Step 3: File an Annual Report
All businesses formed in Florida must file an annual report with the Secretary of State.
What is an annual report?
An annual report is a legal form that is designed to keep your business’s information current with the state and is filed with the Secretary of State on a periodic basis.
What kind of information is in the annual report?
The information requested in the annual report is similar to what was listed in the Articles of Organization:
- The name and address of the business
- The name and address of the registered agent
- The names of the members
- The business’s EIN
Is the annual report part of public record?

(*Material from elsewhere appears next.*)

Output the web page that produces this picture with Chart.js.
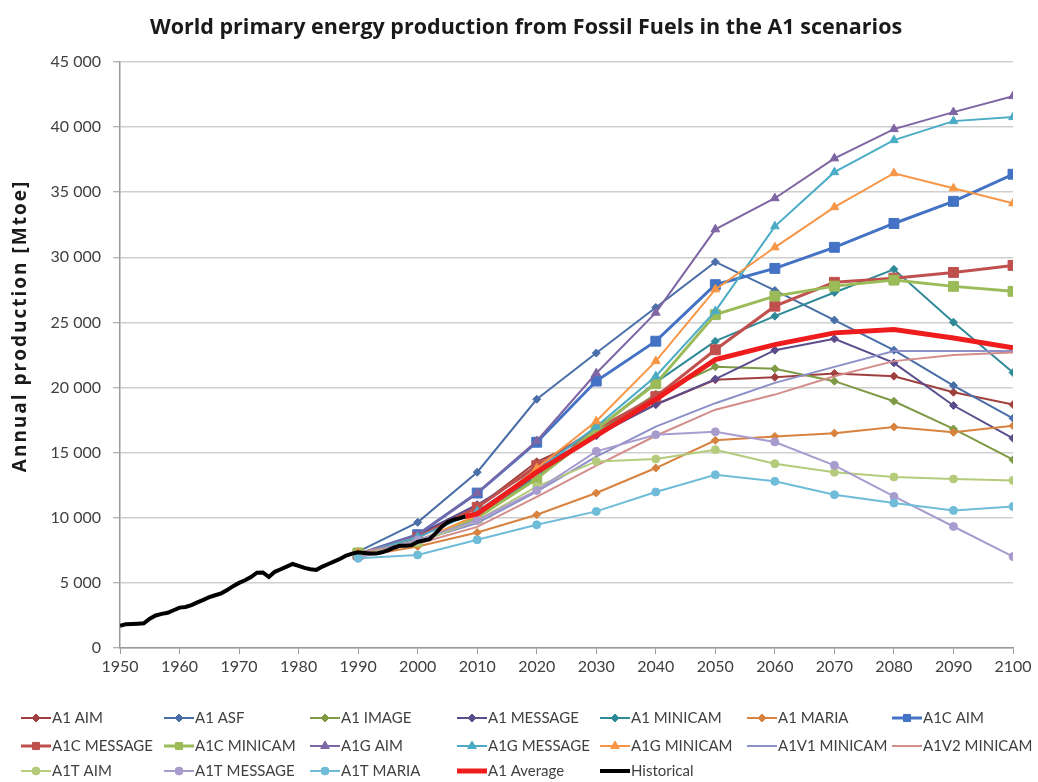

Your LLC’s annual report is a matter of public record.
Fees and Due Date
Due Date: May 1
Implications of Late Filings: $400 late fee
Swyft Filings helps you stay compliant by providing stress-free solutions. File your annual report with us today.
Step 4: Request a Certificate of Good Standing
Your Florida LLC has one last step before being ready for business — requesting a Certificate of Good Standing.
What is a Certificate of Good Standing?
The Certificate of Good Standing is a state-verified notification that confirms your newly formed business is legal and in compliance with all state regulations.
Who issues the Certificate of Good Standing?
The Certificate of Good Standing is generally issued by the Secretary of State.
When can I request a Certificate of Good Standing for my business?
You can submit a request for a Certificate of Good Standing after your LLC is officially formed through the Secretary of State.
Why do I need a Certificate of Good Standing?
Many businesses and financial institutions want proof that your LLC is in good standing with the state government. Your business may even lose out on business deals without this certification.
Additionally, some states require a Certificate of Good Standing before a business can apply for Foreign Qualification.
Does the Certificate of Good Standing have an expiration date?
The Certificate of Good Standing does not expire/does not need to be renewed.